■ Instruction
Print the material below exactly as it stands, please, from its first line to the line holding "const markPnVj = [0.00088, 0.0074, 0.0253];", with no pictures.

■ Raw data
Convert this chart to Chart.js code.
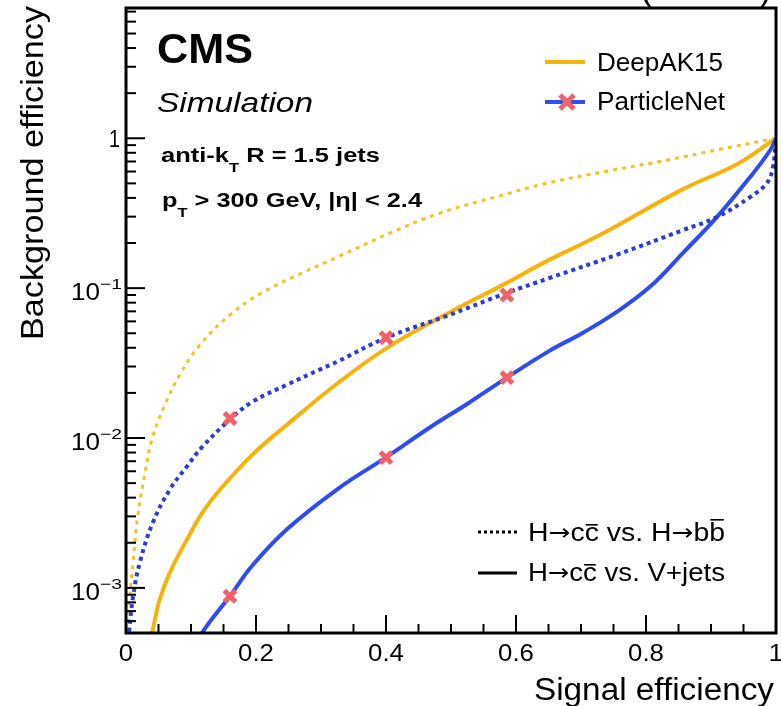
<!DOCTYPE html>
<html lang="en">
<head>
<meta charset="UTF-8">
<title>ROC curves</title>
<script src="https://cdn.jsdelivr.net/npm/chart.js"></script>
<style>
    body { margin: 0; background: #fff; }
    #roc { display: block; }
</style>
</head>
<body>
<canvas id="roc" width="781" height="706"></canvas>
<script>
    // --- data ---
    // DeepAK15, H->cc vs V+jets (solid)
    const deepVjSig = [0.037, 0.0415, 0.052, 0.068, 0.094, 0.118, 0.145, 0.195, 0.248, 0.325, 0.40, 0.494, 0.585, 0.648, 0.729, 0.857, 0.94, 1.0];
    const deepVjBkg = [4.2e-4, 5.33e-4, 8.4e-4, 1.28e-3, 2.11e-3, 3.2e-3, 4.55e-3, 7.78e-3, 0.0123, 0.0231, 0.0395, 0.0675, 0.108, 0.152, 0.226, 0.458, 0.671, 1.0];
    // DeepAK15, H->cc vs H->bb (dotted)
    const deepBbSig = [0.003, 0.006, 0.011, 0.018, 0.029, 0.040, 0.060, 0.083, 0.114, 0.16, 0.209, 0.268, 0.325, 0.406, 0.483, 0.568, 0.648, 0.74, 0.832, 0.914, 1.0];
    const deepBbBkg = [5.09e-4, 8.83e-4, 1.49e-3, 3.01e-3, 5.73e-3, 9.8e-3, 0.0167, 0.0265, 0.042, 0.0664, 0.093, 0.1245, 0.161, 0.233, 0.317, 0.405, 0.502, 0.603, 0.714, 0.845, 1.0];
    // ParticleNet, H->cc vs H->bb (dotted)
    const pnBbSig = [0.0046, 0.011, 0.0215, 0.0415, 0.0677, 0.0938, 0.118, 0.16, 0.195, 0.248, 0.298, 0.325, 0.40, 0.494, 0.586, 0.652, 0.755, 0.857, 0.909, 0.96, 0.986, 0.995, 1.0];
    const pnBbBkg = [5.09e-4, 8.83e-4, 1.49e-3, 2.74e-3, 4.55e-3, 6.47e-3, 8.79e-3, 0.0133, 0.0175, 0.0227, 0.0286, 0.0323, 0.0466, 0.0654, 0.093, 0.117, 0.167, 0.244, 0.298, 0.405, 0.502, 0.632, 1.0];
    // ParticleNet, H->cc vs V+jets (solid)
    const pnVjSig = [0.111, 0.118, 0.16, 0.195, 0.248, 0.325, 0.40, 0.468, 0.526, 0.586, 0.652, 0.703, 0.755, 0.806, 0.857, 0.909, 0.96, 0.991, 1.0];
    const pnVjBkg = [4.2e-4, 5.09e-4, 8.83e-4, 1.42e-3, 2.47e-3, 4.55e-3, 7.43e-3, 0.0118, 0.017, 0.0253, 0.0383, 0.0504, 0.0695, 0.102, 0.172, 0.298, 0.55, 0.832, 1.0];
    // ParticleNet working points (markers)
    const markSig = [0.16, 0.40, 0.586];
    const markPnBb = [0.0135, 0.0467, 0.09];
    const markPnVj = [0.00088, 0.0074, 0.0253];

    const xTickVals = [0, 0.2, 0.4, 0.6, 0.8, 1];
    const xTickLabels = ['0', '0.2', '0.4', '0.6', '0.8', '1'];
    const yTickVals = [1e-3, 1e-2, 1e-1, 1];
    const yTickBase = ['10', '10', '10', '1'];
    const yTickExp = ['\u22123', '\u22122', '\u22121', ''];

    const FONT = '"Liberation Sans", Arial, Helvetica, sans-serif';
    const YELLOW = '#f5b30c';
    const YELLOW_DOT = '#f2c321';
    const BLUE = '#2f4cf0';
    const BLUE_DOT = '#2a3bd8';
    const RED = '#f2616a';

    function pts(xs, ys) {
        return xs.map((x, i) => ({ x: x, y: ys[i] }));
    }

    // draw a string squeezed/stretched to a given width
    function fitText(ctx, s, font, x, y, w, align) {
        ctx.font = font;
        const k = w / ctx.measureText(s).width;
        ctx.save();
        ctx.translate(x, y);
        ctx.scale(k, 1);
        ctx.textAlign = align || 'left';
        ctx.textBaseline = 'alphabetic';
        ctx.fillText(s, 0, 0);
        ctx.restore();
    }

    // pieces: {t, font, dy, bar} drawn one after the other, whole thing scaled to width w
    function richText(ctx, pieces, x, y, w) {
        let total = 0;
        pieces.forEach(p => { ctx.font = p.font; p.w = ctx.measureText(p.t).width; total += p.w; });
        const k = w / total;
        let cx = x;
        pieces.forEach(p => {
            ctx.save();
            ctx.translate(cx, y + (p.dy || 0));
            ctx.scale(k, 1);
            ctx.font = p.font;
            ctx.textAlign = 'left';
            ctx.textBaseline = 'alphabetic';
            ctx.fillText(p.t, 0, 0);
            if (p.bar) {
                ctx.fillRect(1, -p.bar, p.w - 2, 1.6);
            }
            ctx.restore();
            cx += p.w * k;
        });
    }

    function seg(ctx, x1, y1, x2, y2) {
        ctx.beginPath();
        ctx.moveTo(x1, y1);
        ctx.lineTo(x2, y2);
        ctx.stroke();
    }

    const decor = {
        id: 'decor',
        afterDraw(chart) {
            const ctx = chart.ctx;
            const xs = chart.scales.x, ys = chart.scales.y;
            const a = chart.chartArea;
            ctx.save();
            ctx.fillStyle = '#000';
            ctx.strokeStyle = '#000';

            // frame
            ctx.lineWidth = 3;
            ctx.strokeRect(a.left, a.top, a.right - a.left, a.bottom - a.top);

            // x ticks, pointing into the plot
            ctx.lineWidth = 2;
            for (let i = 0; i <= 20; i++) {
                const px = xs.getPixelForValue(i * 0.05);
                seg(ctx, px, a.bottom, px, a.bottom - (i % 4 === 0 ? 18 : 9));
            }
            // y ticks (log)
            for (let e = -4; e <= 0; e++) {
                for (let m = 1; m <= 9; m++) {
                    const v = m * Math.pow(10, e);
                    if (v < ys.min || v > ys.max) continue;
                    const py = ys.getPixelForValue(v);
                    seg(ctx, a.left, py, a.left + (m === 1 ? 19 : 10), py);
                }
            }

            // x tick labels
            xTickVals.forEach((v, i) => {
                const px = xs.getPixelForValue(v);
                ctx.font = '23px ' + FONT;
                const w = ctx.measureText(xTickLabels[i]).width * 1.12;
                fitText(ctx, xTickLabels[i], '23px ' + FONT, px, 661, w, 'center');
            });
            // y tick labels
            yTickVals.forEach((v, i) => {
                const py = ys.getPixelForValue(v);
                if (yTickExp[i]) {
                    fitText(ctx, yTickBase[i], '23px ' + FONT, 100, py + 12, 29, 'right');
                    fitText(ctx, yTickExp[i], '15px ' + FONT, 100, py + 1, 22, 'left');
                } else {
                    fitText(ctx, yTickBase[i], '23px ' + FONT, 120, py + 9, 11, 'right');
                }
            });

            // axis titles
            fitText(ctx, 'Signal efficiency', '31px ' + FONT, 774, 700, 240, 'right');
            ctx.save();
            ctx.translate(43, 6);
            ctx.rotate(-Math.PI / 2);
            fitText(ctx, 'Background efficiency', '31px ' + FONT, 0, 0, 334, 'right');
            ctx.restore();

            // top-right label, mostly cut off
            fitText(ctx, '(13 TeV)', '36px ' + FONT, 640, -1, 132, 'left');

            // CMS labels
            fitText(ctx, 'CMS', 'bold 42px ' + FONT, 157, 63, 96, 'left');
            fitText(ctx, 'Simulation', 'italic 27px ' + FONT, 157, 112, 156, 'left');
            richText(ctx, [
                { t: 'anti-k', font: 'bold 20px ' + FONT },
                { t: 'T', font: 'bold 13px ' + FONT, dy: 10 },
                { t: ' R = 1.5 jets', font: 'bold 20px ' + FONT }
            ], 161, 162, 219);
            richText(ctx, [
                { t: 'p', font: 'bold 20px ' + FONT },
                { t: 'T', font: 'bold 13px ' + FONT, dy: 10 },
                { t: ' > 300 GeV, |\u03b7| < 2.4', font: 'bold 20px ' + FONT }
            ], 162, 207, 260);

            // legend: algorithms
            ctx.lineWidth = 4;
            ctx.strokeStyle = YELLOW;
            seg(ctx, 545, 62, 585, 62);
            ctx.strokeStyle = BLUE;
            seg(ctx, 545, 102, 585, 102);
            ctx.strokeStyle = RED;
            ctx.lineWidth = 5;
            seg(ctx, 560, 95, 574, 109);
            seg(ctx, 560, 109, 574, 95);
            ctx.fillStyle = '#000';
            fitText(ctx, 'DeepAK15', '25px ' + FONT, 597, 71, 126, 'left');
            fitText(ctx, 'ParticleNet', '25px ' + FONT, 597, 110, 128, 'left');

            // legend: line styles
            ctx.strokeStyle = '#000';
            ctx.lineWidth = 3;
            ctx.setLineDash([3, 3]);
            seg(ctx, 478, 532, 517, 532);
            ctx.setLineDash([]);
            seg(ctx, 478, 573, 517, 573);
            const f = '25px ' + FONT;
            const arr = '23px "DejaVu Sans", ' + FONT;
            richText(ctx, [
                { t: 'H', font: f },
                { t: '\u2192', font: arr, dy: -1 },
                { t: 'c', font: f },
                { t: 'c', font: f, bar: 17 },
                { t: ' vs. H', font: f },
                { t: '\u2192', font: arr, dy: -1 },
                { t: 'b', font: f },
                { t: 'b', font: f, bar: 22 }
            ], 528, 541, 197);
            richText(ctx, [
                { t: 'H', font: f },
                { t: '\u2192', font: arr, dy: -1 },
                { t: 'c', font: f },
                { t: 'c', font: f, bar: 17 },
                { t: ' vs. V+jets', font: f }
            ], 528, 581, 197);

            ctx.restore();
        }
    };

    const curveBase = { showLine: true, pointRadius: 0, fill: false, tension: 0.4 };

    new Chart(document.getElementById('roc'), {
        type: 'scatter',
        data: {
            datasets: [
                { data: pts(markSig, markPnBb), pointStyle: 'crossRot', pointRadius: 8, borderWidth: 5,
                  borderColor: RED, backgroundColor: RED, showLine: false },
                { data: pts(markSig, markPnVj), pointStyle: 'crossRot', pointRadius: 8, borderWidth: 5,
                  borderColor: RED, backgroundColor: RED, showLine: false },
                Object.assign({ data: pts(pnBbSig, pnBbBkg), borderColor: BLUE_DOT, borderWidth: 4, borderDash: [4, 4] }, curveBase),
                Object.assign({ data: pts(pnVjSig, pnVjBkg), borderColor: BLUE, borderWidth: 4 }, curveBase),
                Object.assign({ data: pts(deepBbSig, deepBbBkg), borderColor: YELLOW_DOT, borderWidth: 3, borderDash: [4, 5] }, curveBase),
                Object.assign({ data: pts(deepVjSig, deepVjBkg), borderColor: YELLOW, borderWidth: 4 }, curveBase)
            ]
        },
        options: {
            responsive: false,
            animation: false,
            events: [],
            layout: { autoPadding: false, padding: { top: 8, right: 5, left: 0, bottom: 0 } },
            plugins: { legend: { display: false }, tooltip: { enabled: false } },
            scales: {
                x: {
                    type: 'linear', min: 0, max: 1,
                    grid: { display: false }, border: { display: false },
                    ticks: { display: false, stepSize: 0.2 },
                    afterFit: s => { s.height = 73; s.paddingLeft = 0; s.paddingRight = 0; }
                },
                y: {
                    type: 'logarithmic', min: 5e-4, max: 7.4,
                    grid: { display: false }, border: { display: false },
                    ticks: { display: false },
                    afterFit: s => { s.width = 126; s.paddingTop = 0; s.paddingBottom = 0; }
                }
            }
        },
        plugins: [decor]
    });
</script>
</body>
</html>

■ Completed task
Convert this chart to Chart.js code.
<!DOCTYPE html>
<html lang="en">
<head>
<meta charset="UTF-8">
<title>ROC curves</title>
<script src="https://cdn.jsdelivr.net/npm/chart.js"></script>
<style>
    body { margin: 0; background: #fff; }
    #roc { display: block; }
</style>
</head>
<body>
<canvas id="roc" width="781" height="706"></canvas>
<script>
    // --- data ---
    // DeepAK15, H->cc vs V+jets (solid)
    const deepVjSig = [0.037, 0.0415, 0.052, 0.068, 0.094, 0.118, 0.145, 0.195, 0.248, 0.325, 0.40, 0.494, 0.585, 0.648, 0.729, 0.857, 0.94, 1.0];
    const deepVjBkg = [4.2e-4, 5.33e-4, 8.4e-4, 1.28e-3, 2.11e-3, 3.2e-3, 4.55e-3, 7.78e-3, 0.0123, 0.0231, 0.0395, 0.0675, 0.108, 0.152, 0.226, 0.458, 0.671, 1.0];
    // DeepAK15, H->cc vs H->bb (dotted)
    const deepBbSig = [0.003, 0.006, 0.011, 0.018, 0.029, 0.040, 0.060, 0.083, 0.114, 0.16, 0.209, 0.268, 0.325, 0.406, 0.483, 0.568, 0.648, 0.74, 0.832, 0.914, 1.0];
    const deepBbBkg = [5.09e-4, 8.83e-4, 1.49e-3, 3.01e-3, 5.73e-3, 9.8e-3, 0.0167, 0.0265, 0.042, 0.0664, 0.093, 0.1245, 0.161, 0.233, 0.317, 0.405, 0.502, 0.603, 0.714, 0.845, 1.0];
    // ParticleNet, H->cc vs H->bb (dotted)
    const pnBbSig = [0.0046, 0.011, 0.0215, 0.0415, 0.0677, 0.0938, 0.118, 0.16, 0.195, 0.248, 0.298, 0.325, 0.40, 0.494, 0.586, 0.652, 0.755, 0.857, 0.909, 0.96, 0.986, 0.995, 1.0];
    const pnBbBkg = [5.09e-4, 8.83e-4, 1.49e-3, 2.74e-3, 4.55e-3, 6.47e-3, 8.79e-3, 0.0133, 0.0175, 0.0227, 0.0286, 0.0323, 0.0466, 0.0654, 0.093, 0.117, 0.167, 0.244, 0.298, 0.405, 0.502, 0.632, 1.0];
    // ParticleNet, H->cc vs V+jets (solid)
    const pnVjSig = [0.111, 0.118, 0.16, 0.195, 0.248, 0.325, 0.40, 0.468, 0.526, 0.586, 0.652, 0.703, 0.755, 0.806, 0.857, 0.909, 0.96, 0.991, 1.0];
    const pnVjBkg = [4.2e-4, 5.09e-4, 8.83e-4, 1.42e-3, 2.47e-3, 4.55e-3, 7.43e-3, 0.0118, 0.017, 0.0253, 0.0383, 0.0504, 0.0695, 0.102, 0.172, 0.298, 0.55, 0.832, 1.0];
    // ParticleNet working points (markers)
    const markSig = [0.16, 0.40, 0.586];
    const markPnBb = [0.0135, 0.0467, 0.09];
    const markPnVj = [0.00088, 0.0074, 0.0253];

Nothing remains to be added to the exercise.